Wednesday, 6 February 2008

Fear Strikes

So I'm just about to pump half a gallon of caffeine into my body before attempting the UBS online numerical test. I don't know why I feel so jittery about doing it, perhaps it's because I've convinced myself that there is so much at stake and that i need to get this in order to 'push the button' for a concrete slab to fall in front of me that allows me to progress to the next stage.

But it has to be done. I can't not do it, how ridiculous would that be? I'm going to just sit here and let 'Anthems for a Seventeen Year Old Girl' carry away any doubts i hold inside myself.
It's about time i believed and replace those ethereal cobwebs with a quiet confidence.

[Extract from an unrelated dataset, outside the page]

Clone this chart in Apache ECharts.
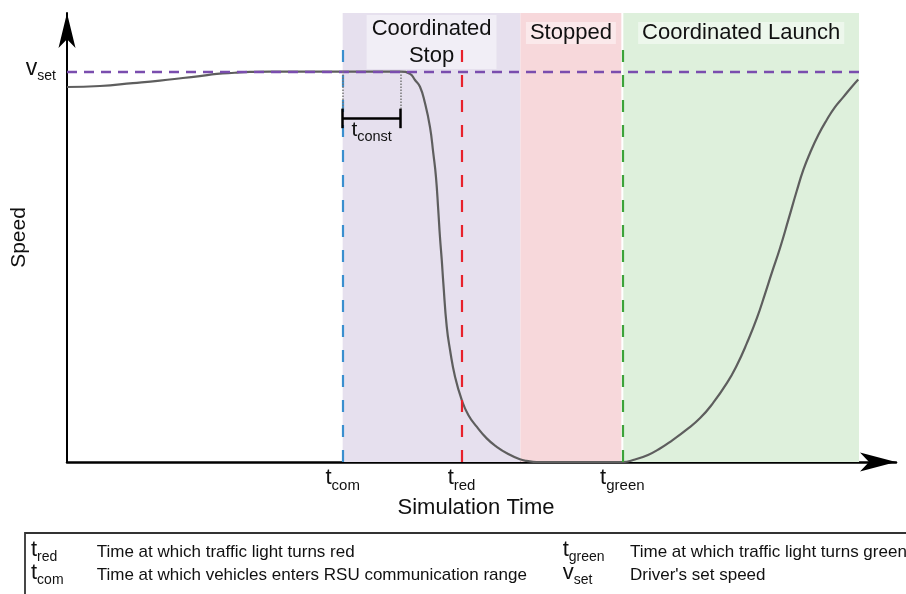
<!DOCTYPE html>
<html>
<head>
<meta charset="utf-8">
<script src="https://cdn.jsdelivr.net/npm/echarts@6/dist/echarts.min.js"></script>
<style>
  html, body { margin: 0; padding: 0; background: #fff; }
  #chart { width: 906px; height: 594px; }
</style>
</head>
<body>
<div id="chart"></div>
<script>
// Speed profile of a vehicle approaching a signalised intersection
const timeValues = [0, 3.3, 6.6, 9.3, 11.6, 13.3, 15.0, 16.8, 18.3, 20.3, 26, 33.4,
  34.34, 34.84, 35.34, 35.84, 36.34, 36.67, 36.94, 37.17, 37.34, 37.52,
  37.68, 38.02, 38.35, 38.85, 39.52, 40.18, 41.02, 42.02, 43.02, 44.18,
  45.35, 46.02, 47, 51, 55.6, 56.87, 58.17, 59.37, 60.57, 62.0, 63.39,
  64.68, 66.08, 67.08, 68.08, 69.08, 69.88, 70.58, 71.39, 72.22, 73.06,
  73.72, 74.39, 75.22, 76.06, 76.89, 77.72, 78.56, 79.22];
const speedValues = [19.21, 19.26, 19.41, 19.54, 19.67, 19.77, 19.88, 19.94, 19.98, 20, 20, 20,
  19.88, 19.57, 19.22, 18.39, 17.17, 15.83, 14.61, 12.91, 11.54, 10.35,
  9.15, 6.93, 5.74, 4.37, 3.18, 2.41, 1.81, 1.21, 0.78, 0.41,
  0.14, 0.06, 0, 0, 0, 0.13, 0.36, 0.69, 1.10, 1.64, 2.25,
  3.02, 4.05, 4.97, 6.10, 7.38, 8.60, 9.71, 10.96, 12.40, 13.88,
  14.96, 15.83, 16.75, 17.52, 18.18, 18.69, 19.21, 19.59];

const setSpeed = 20;              // v_set
const eventTimes = [27.6, 39.5, 55.6];          // t_com, t_red, t_green
const eventSubs = ['com', 'red', 'green'];
const eventColors = ['#3a8fcf', '#e8212b', '#3ca33a'];
const tConstEnd = 33.4;
const phaseNames = ['Coordinated\nStop', 'Stopped', 'Coordinated Launch'];
const phaseStarts = [27.6, 45.4, 55.7];
const phaseEnds = [45.4, 55.5, 79.3];
const phaseColors = ['#e6e0ee', '#f7d8db', '#def0dc'];

const glossarySymbols = [['t', 'red'], ['t', 'green'], ['t', 'com'], ['v', 'set']];
const glossaryTexts = ['Time at which traffic light turns red',
  'Time at which traffic light turns green',
  'Time at which vehicles enters RSU communication range',
  "Driver's set speed"];

const FONT = "'Liberation Sans', Arial, Helvetica, sans-serif";
const INK = '#111';

// rich-text styles for a letter with a lowered subscript
function subRich(mainSize, subSize, drop, extraBottom, colorKey) {
  const q = 0.81 * mainSize + drop - 0.81 * subSize;
  const h = Math.max(mainSize, q + subSize) + (extraBottom || 0);
  const key = colorKey || 'color';
  const m = { fontSize: mainSize, lineHeight: mainSize, padding: [0, 0, h - mainSize, 0], fontFamily: FONT };
  const s = { fontSize: subSize, lineHeight: subSize, padding: [q, 0, h - q - subSize, 0], fontFamily: FONT };
  m[key] = INK; s[key] = INK;
  return { m: m, s: s, h: h };
}

const chart = echarts.init(document.getElementById('chart'));

const xRich = subRich(22, 15, 6);
const yRich = subRich(23, 14, 4, 3);
const cRich = subRich(21, 14.5, 5);

const phaseAreas = phaseNames.map(function (name, i) {
  const multi = name.indexOf('\n') >= 0;
  return [{
    xAxis: phaseStarts[i],
    name: name,
    itemStyle: { color: phaseColors[i] },
    label: {
      show: true,
      position: 'insideTop',
      distance: multi ? 2 : 9,
      color: INK,
      fontFamily: FONT,
      fontSize: 22,
      lineHeight: multi ? 27 : 22,
      padding: multi ? [0, 5] : [0, 4],
      backgroundColor: 'rgba(255,255,255,0.45)'
    }
  }, { xAxis: phaseEnds[i] }];
});

const eventLines = eventTimes.map(function (t, i) {
  return [{ coord: [t, 0], lineStyle: { color: eventColors[i], width: 2.2, type: [12, 13] } },
          { coord: [t, 21.5] }];
});

const bracketY = 17.6, tickHalf = 0.5;
const bracketLines = [
  [{ coord: [eventTimes[0], setSpeed], lineStyle: { color: '#777', width: 1.5, type: 'dotted' } },
   { coord: [eventTimes[0], bracketY + tickHalf] }],
  [{ coord: [tConstEnd, setSpeed], lineStyle: { color: '#777', width: 1.5, type: 'dotted' } },
   { coord: [tConstEnd, bracketY + tickHalf] }],
  [{ coord: [eventTimes[0], bracketY], lineStyle: { color: '#000', width: 2.5, type: 'solid' },
     label: { show: true, position: 'insideMiddleBottom', distance: 3,
              formatter: '{m|t}{s|const}', rich: { m: cRich.m, s: cRich.s } } },
   { coord: [tConstEnd, bracketY] }],
  [{ coord: [eventTimes[0], bracketY - tickHalf], lineStyle: { color: '#000', width: 2.5, type: 'solid' } },
   { coord: [eventTimes[0], bracketY + tickHalf] }],
  [{ coord: [tConstEnd, bracketY - tickHalf], lineStyle: { color: '#000', width: 2.5, type: 'solid' } },
   { coord: [tConstEnd, bracketY + tickHalf] }]
];

const setLine = [[{ coord: [0, setSpeed], lineStyle: { color: '#7a4dae', width: 2.4, type: [10, 7] } },
                  { coord: [phaseEnds[2], setSpeed] }]];

// glossary box under the plot
const glossaryGraphics = [{
  type: 'rect', silent: true,
  shape: { x: 25, y: 533, width: 1000, height: 200 },
  style: { fill: 'none', stroke: '#333', lineWidth: 1.8 }
}];
const gRich = subRich(22, 14, 5, 0, 'fill');
const colSym = [31, 562.7], colText = [96.7, 630], rowBase = [558, 581];
glossarySymbols.forEach(function (sym, i) {
  const col = i % 2, row = Math.floor(i / 2);
  glossaryGraphics.push({
    type: 'text', silent: true,
    style: {
      text: '{m|' + sym[0] + '}{s|' + sym[1] + '}',
      rich: { m: gRich.m, s: gRich.s },
      x: colSym[col], y: rowBase[row] - 0.81 * 22,
      align: 'left', verticalAlign: 'top'
    }
  });
  glossaryGraphics.push({
    type: 'text', silent: true,
    style: {
      text: glossaryTexts[i], x: colText[col], y: rowBase[row] - 0.31 * 17,
      fill: INK, fontSize: 17, fontFamily: FONT, align: 'left', verticalAlign: 'middle'
    }
  });
});

const option = {
  animation: false,
  backgroundColor: '#fff',
  grid: { left: 67, right: 10, top: 13, bottom: 132, outerBoundsMode: 'none' },
  xAxis: {
    type: 'value', min: 0, max: 83,
    splitLine: { show: false },
    axisTick: { show: false },
    axisLine: {
      show: true, onZero: false,
      lineStyle: { color: '#000', width: 2.5 },
      symbol: ['none', 'arrow'], symbolSize: [14.25, 36], symbolOffset: [0, 0]
    },
    axisLabel: {
      show: true,
      customValues: eventTimes,
      margin: 7,
      formatter: function (v) {
        const i = eventTimes.indexOf(v);
        return '{m|t}{s|' + eventSubs[i] + '}';
      },
      rich: { m: xRich.m, s: xRich.s }
    },
    name: 'Simulation Time', nameLocation: 'middle', nameGap: 35, nameMoveOverlap: false,
    nameTextStyle: { fontSize: 22, color: INK, fontFamily: FONT, padding: [0, 11, 0, 0] }
  },
  yAxis: {
    type: 'value', min: 0, max: 23,
    splitLine: { show: false },
    axisTick: { show: false },
    axisLine: {
      show: true,
      lineStyle: { color: '#000', width: 2 },
      symbol: ['none', 'arrow'], symbolSize: [12.75, 35], symbolOffset: [0, 0]
    },
    axisLabel: {
      show: true,
      customValues: [setSpeed],
      margin: 11,
      formatter: function () { return '{m|v}{s|set}'; },
      rich: { m: yRich.m, s: yRich.s }
    },
    name: 'Speed', nameLocation: 'middle', nameGap: 37, nameMoveOverlap: false,
    nameTextStyle: { fontSize: 21, color: INK, fontFamily: FONT }
  },
  series: [{
    type: 'line',
    name: 'Speed',
    data: timeValues.map(function (t, i) { return [t, speedValues[i]]; }),
    showSymbol: false,
    smooth: 0.5,
    lineStyle: { color: '#5e5e5e', width: 2.2 },
    silent: true,
    markArea: { silent: true, data: phaseAreas },
    markLine: {
      silent: true,
      symbol: ['none', 'none'],
      label: { show: false },
      data: setLine.concat(eventLines, bracketLines)
    }
  }],
  graphic: { elements: glossaryGraphics }
};

chart.setOption(option);
</script>
</body>
</html>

Ahh. So is life. Reading week begins this Friday and all I can think of is how closer and closer exams in May are coming...the preparation beckons indeed. Nonetheless, I'm hoping to just sit down and get on with it. My time at Swarthmore College imbued me with so much hope for the future, so much motivation and a desire to live...not to solely exist. 
I can't wait to see my special girl again for her graduation, it inspires me to work so hard so as to allow me to feel as if i deserve to be there, that i deserve to share in such a momentous occasion. I miss her so much!!!

And I'm sure everyone, who are frankly more than aware of how attached i am to Hillary, will appreciate the fact that i'm half way through her biography and that means I am just 250 pages away from starting Barack Obama's autobiography. I'm looking forwards to reading it. I just don't understand why everyone assumes i hate him. I don't! I just have a preference, that's all!